** begin Dataset content **

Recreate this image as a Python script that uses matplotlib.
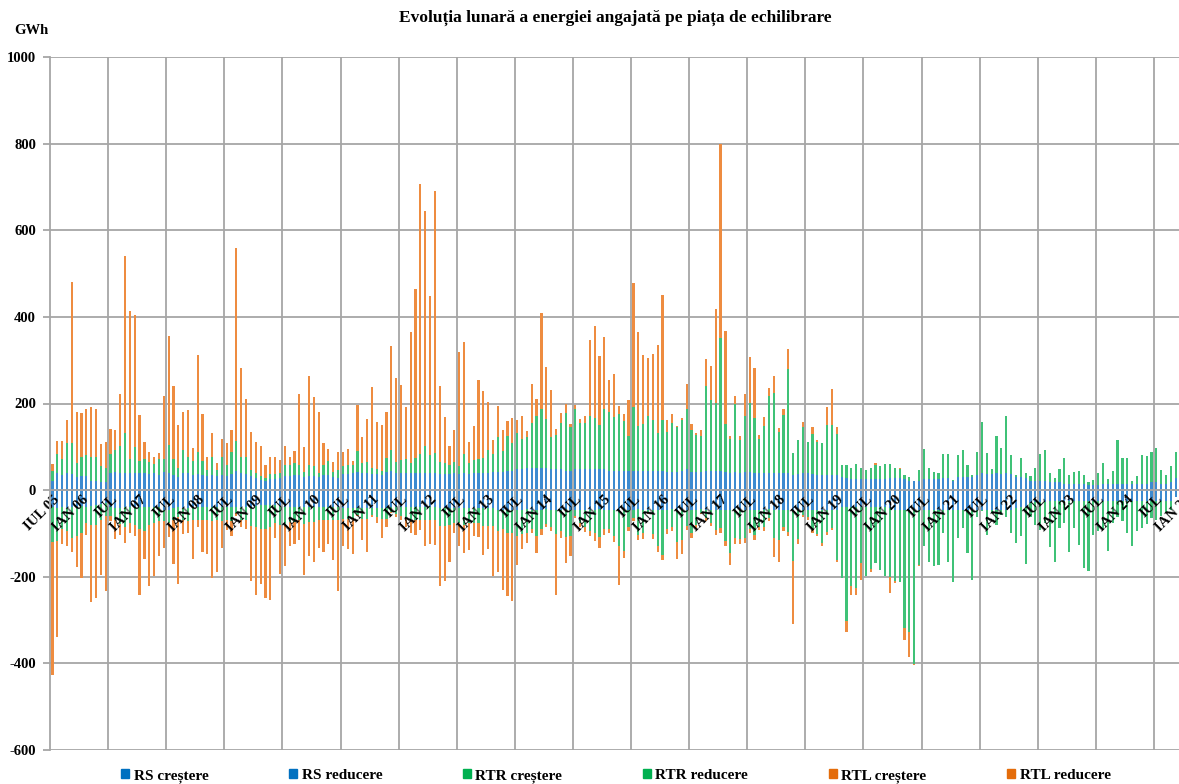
import numpy as np
import matplotlib.pyplot as plt
from matplotlib.patches import Patch

plt.rcParams['font.family'] = ['Liberation Serif', 'DejaVu Serif']
plt.rcParams['font.weight'] = 'bold'
plt.rcParams['axes.unicode_minus'] = False

# monthly values, GWh, Jul 2005 .. Nov 2024 (one row = Jul..Jun)
rs_up = [22, 40, 35, 39, 37, 30, 32, 32, 22, 21, 19, 18,
         39, 43, 40, 39, 39, 39, 39, 39, 37, 39, 35, 43,
         39, 35, 30, 39, 39, 35, 38, 35, 33, 36, 33, 35,
         33, 38, 45, 40, 38, 32, 28, 24, 22, 26, 26, 28,
         33, 33, 34, 34, 30, 33, 33, 30, 34, 36, 30, 28,
         38, 38, 40, 43, 40, 40, 38, 38, 36, 43, 45, 40,
         40, 40, 40, 40, 40, 40, 40, 40, 38, 38, 38, 40,
         38, 40, 38, 40, 39, 40, 40, 42, 42, 42, 45, 45,
         48, 48, 50, 50, 50, 52, 50, 48, 48, 48, 45, 45,
         48, 48, 48, 48, 48, 48, 48, 45, 45, 45, 45, 45,
         45, 45, 45, 45, 45, 45, 45, 42, 42, 42, 45, 48,
         42, 42, 42, 45, 45, 45, 45, 42, 40, 42, 40, 42,
         42, 40, 40, 40, 40, 40, 40, 40, 40, 35, 38, 40,
         40, 38, 36, 36, 36, 36, 36, 30, 28, 26, 26, 26,
         26, 26, 26, 26, 26, 28, 28, 28, 26, 22, 20, 20,
         25, 25, 25, 25, 28, 28, 20, 30, 30, 30, 30, 35,
         40, 38, 38, 40, 38, 40, 38, 30, 30, 28, 22, 22,
         22, 22, 18, 18, 18, 15, 15, 15, 15, 15, 12, 12,
         12, 15, 15, 15, 15, 15, 15, 14, 14, 14, 14, 18,
         18, 15, 15, 18, 28]

rs_dn = [-40, -42, -40, -42, -40, -38, -36, -38, -36, -35, -32, -30,
         -40, -42, -42, -40, -40, -40, -38, -38, -38, -40, -40, -45,
         -45, -42, -40, -42, -42, -40, -40, -40, -38, -40, -38, -40,
         -40, -40, -38, -40, -40, -38, -36, -35, -35, -35, -35, -36,
         -38, -38, -38, -38, -38, -38, -38, -38, -38, -40, -40, -40,
         -42, -42, -42, -42, -42, -42, -42, -42, -42, -42, -40, -40,
         -40, -40, -40, -40, -40, -40, -40, -40, -42, -42, -42, -42,
         -42, -42, -42, -42, -42, -42, -42, -42, -45, -45, -45, -45,
         -45, -46, -44, -45, -47, -45, -44, -45, -46, -45, -44, -45,
         -45, -45, -46, -45, -45, -44, -45, -45, -46, -45, -45, -45,
         -45, -44, -45, -45, -46, -45, -45, -45, -44, -45, -45, -46,
         -45, -45, -44, -45, -45, -46, -45, -45, -45, -44, -45, -45,
         -45, -46, -45, -45, -44, -45, -45, -45, -46, -45, -45, -45,
         -45, -45, -45, -45, -45, -45, -45, -40, -40, -40, -40, -40,
         -40, -40, -40, -40, -40, -42, -45, -45, -45, -45, -45, -45,
         -45, -45, -45, -45, -45, -45, -45, -45, -45, -45, -45, -45,
         -45, -45, -45, -45, -45, -45, -45, -42, -40, -38, -30, -28,
         -28, -28, -25, -25, -25, -25, -25, -25, -25, -25, -25, -25,
         -25, -25, -25, -25, -25, -25, -25, -25, -25, -25, -25, -25,
         -25, -25, -25, -25, -15]

rtr_up = [23, 44, 37, 70, 72, 32, 44, 48, 55, 56, 36, 32,
          45, 49, 63, 94, 34, 60, 29, 33, 28, 22, 37, 29,
          66, 37, 21, 53, 37, 33, 49, 33, 14, 40, 14, 41,
          26, 50, 68, 36, 38, 15, 12, 8, 6, 12, 12, 12,
          26, 26, 29, 25, 13, 24, 22, 10, 25, 32, 13, 19,
          17, 21, 19, 48, 22, 26, 13, 11, 9, 31, 48, 26,
          30, 32, 22, 34, 44, 62, 42, 45, 28, 24, 20, 26,
          17, 44, 24, 30, 33, 34, 53, 42, 80, 49, 79, 63,
          84, 70, 72, 105, 120, 135, 114, 74, 80, 107, 133, 100,
          139, 108, 108, 122, 118, 103, 139, 135, 124, 130, 114, 81,
          147, 103, 107, 126, 117, 86, 116, 92, 113, 104, 117, 140,
          96, 86, 83, 195, 163, 157, 307, 111, 78, 158, 75, 129,
          160, 126, 78, 108, 178, 184, 95, 134, 239, 50, 78, 105,
          72, 92, 76, 72, 115, 115, 93, 28, 30, 25, 34, 25,
          21, 26, 31, 30, 34, 33, 23, 20, 9, 8, 2, 27,
          70, 26, 16, 14, 55, 55, 4, 50, 63, 28, 5, 52,
          118, 47, 11, 84, 59, 132, 44, 5, 45, 11, 10, 29,
          61, 70, 21, 10, 30, 60, 20, 28, 30, 19, 6, 12,
          27, 47, 10, 30, 101, 59, 60, 6, 19, 68, 65, 71,
          79, 32, 20, 38, 59]

rtr_dn = [-80, -75, -50, -53, -70, -67, -64, -37, -44, -45, -38, -30,
          -20, -28, -36, -45, -35, -40, -52, -57, -42, -35, -32, -27,
          -30, -28, -22, -28, -30, -30, -30, -30, -30, -32, -30, -32,
          -30, -32, -15, -30, -30, -45, -50, -55, -55, -50, -40, -45,
          -40, -35, -35, -32, -40, -35, -35, -30, -30, -30, -30, -30,
          -25, -25, -25, -15, -25, -25, -15, -20, -25, -25, -10, -15,
          -20, -25, -28, -28, -28, -30, -30, -30, -40, -40, -38, -35,
          -35, -38, -35, -35, -35, -40, -40, -40, -50, -45, -55, -55,
          -60, -55, -55, -45, -60, -45, -35, -40, -55, -50, -65, -60,
          -15, -30, -40, -50, -55, -65, -45, -45, -60, -84, -95, -40,
          -20, -60, -55, -8, -55, -85, -105, -45, -40, -75, -70, -36,
          -55, -35, -8, -20, -30, -47, -43, -73, -100, -67, -68, -65,
          -44, -58, -40, -40, -20, -65, -71, -40, -50, -118, -68, -12,
          -18, -48, -56, -78, -52, -42, -116, -163, -263, -182, -187, -128,
          -159, -142, -128, -145, -159, -158, -165, -166, -273, -283, -356, -128,
          -85, -120, -130, -127, -54, -120, -168, -66, -43, -100, -163, -16,
          -4, -58, -7, -35, -12, -16, -54, -79, -67, -132, -31, -52,
          -64, -48, -107, -142, -63, -51, -119, -63, -101, -155, -161, -78,
          -70, -65, -115, -51, -37, -47, -73, -105, -70, -63, -53, -40,
          -43, -34, -28, -22, 0]

rtl_up = [16, 29, 41, 53, 372, 119, 101, 107, 114, 110, 52, 60,
          56, 46, 119, 408, 341, 306, 106, 38, 22, 16, 14, 146,
          251, 169, 99, 88, 109, 30, 224, 108, 29, 56, 15, 43,
          50, 50, 447, 206, 134, 88, 70, 71, 31, 38, 38, 29,
          43, 17, 27, 163, 57, 206, 161, 140, 50, 27, 23, 41,
          34, 36, 9, 106, 60, 99, 188, 108, 106, 106, 240, 192,
          172, 120, 303, 391, 623, 543, 366, 606, 175, 106, 44, 73,
          263, 258, 48, 78, 183, 155, 110, 32, 73, 48, 36, 58,
          30, 54, 15, 90, 40, 221, 120, 110, 13, 23, 20, 8,
          10, 8, 16, 177, 213, 159, 166, 74, 98, 20, 16, 82,
          286, 217, 161, 134, 153, 203, 289, 28, 20, 2, 5, 56,
          14, 4, 13, 62, 78, 216, 448, 215, 7, 17, 11, 50,
          106, 116, 10, 20, 17, 40, 8, 14, 46, 0, 0, 13,
          0, 15, 4, 0, 41, 82, 16, 0, 0, 0, 0, 0,
          0, 0, 5, 0, 0, 0, 0, 3, 0, 0, 0, 0,
          0, 0, 0, 0, 0, 0, 0, 0, 0, 0, 0, 0,
          0, 0, 0, 0, 0, 0, 0, 0, 0, 0, 0, 0,
          0, 0, 0, 0, 0, 0, 0, 0, 0, 0, 0, 0,
          0, 0, 0, 0, 0, 0, 0, 0, 0, 0, 0, 0,
          0, 0, 0, 0, 0]

rtl_dn = [-307, -223, -35, -35, -32, -72, -104, -29, -178, -170, -125, -172,
          -12, -43, -26, -37, -25, -25, -151, -64, -141, -123, -80, -62,
          -34, -101, -155, -32, -26, -90, -15, -73, -79, -130, -120, -62,
          -23, -33, -7, -15, -19, -127, -155, -127, -158, -169, -36, -113,
          -98, -57, -51, -44, -118, -78, -94, -66, -75, -55, -91, -162,
          -63, -69, -81, -3, -48, -75, -4, -14, -44, -17, -3, -6,
          -8, -19, -31, -35, -24, -58, -54, -56, -139, -127, -87, -22,
          -53, -65, -61, -30, -31, -67, -53, -117, -93, -140, -145, -157,
          -67, -34, -22, -9, -39, -13, -5, -10, -142, -16, -60, -48,
          -5, -9, -10, -12, -18, -24, -13, -10, -13, -91, -16, -10,
          -7, -11, -12, -2, -12, -13, -12, -12, -10, -40, -33, -10,
          -10, -7, -3, -7, -8, -10, -10, -10, -29, -13, -12, -12,
          -10, -12, -7, -9, -7, -45, -50, -10, -10, -145, -12, -4,
          -5, -6, -6, -5, -6, -5, -5, 0, -25, -20, -15, -40,
          0, -7, 0, 0, 0, -37, -5, 0, -29, -58, -2, -2,
          0, 0, 0, 0, 0, 0, 0, 0, 0, 0, 0, 0,
          0, 0, 0, 0, 0, 0, 0, 0, 0, 0, 0, 0,
          0, 0, 0, 0, 0, 0, 0, 0, 0, 0, 0, 0,
          0, 0, 0, 0, 0, 0, 0, 0, 0, 0, 0, 0,
          0, 0, 0, 0, 0]

tick_labels = ['IUL 05', 'IAN 06', 'IUL', 'IAN 07', 'IUL', 'IAN 08', 'IUL', 'IAN 09',
               'IUL', 'IAN 10', 'IUL', 'IAN 11', 'IUL', 'IAN 12', 'IUL', 'IAN 13',
               'IUL', 'IAN 14', 'IUL', 'IAN 15', 'IUL', 'IAN 16', 'IUL', 'IAN 17',
               'IUL', 'IAN 18', 'IUL', 'IAN 19', 'IUL', 'IAN 20', 'IUL', 'IAN 21',
               'IUL', 'IAN 22', 'IUL', 'IAN 23', 'IUL', 'IAN 24', 'IUL', 'IAN 25']

names = ['RS creștere', 'RS reducere', 'RTR creștere', 'RTR reducere',
         'RTL creștere', 'RTL reducere']

rs_up, rs_dn = np.array(rs_up), np.array(rs_dn)
rtr_up, rtr_dn = np.array(rtr_up), np.array(rtr_dn)
rtl_up, rtl_dn = np.array(rtl_up), np.array(rtl_dn)
x = np.arange(len(rs_up))

c_rs, c_rtr, c_rtl = '#3C8BD0', '#3FC277', '#EE8C40'
grid_col = '#A6A6A6'

fig = plt.figure(figsize=(11.79, 7.84), dpi=100)
# plot area runs past the right edge of the picture (the original is cropped)
ax = fig.add_axes([50 / 1179, 34 / 784, 1162 / 1179, 693 / 784])
ax.set_xlim(-0.5, 239.5)
ax.set_ylim(-600, 1000)

for yv in range(-600, 1001, 200):
    ax.axhline(yv, color=grid_col, lw=1.3, zorder=0)
for xv in np.arange(11.5, 240, 12):
    ax.axvline(xv, color=grid_col, lw=1.3, zorder=0)

w = 0.45
ax.bar(x, rs_up, w, color=c_rs, lw=0, zorder=1)
ax.bar(x, rtr_up, w, bottom=rs_up, color=c_rtr, lw=0, zorder=1)
ax.bar(x, rtl_up, w, bottom=rs_up + rtr_up, color=c_rtl, lw=0, zorder=1)
ax.bar(x, rs_dn, w, color=c_rs, lw=0, zorder=1)
ax.bar(x, rtr_dn, w, bottom=rs_dn, color=c_rtr, lw=0, zorder=1)
ax.bar(x, rtl_dn, w, bottom=rs_dn + rtr_dn, color=c_rtl, lw=0, zorder=1)

for s in ['top', 'right']:
    ax.spines[s].set_visible(False)
ax.spines['left'].set_color(grid_col)
ax.spines['left'].set_linewidth(1.3)
ax.spines['bottom'].set_position(('data', 0))
ax.spines['bottom'].set_color(grid_col)
ax.spines['bottom'].set_linewidth(1.3)

ax.set_yticks(range(-600, 1001, 200))
ax.tick_params(axis='y', length=5, width=1.3, color=grid_col, pad=5, labelsize=10.5)
ax.set_xticks(np.arange(0, 235, 6))
ax.set_xticklabels(tick_labels, rotation=45, ha='right', va='top',
                   rotation_mode='anchor', fontsize=10.5, fontweight='bold')
ax.tick_params(axis='x', length=0, pad=2)

fig.text(615 / 1179, 1 - 18 / 784,
         'Evoluția lunară a energiei angajată pe piața de echilibrare',
         ha='center', va='center', fontsize=12.5, fontweight='bold')
fig.text(14 / 1179, 1 - 30 / 784, 'GWh', ha='left', va='center',
         fontsize=10.5, fontweight='bold')

leg_cols = ['#0070C0', '#0070C0', '#00B050', '#00B050', '#E46C0A', '#E46C0A']
handles = [Patch(color=c) for c in leg_cols]
fig.legend(handles, names, loc='center', bbox_to_anchor=(616 / 1179, 1 - 776 / 784),
           ncol=6, frameon=False, fontsize=11, handlelength=0.5, handleheight=0.5,
           handletextpad=0.3, columnspacing=5.3, borderaxespad=0, borderpad=0)

fig.savefig('out.png', dpi=100)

** end Dataset content **

__Set problem__
Give back exactly the lines from the first line of the data through the line with "plt.rcParams['axes.unicode_minus'] = False", pictures excluded.

__Full answer__
Recreate this image as a Python script that uses matplotlib.
import numpy as np
import matplotlib.pyplot as plt
from matplotlib.patches import Patch

plt.rcParams['font.family'] = ['Liberation Serif', 'DejaVu Serif']
plt.rcParams['font.weight'] = 'bold'
plt.rcParams['axes.unicode_minus'] = False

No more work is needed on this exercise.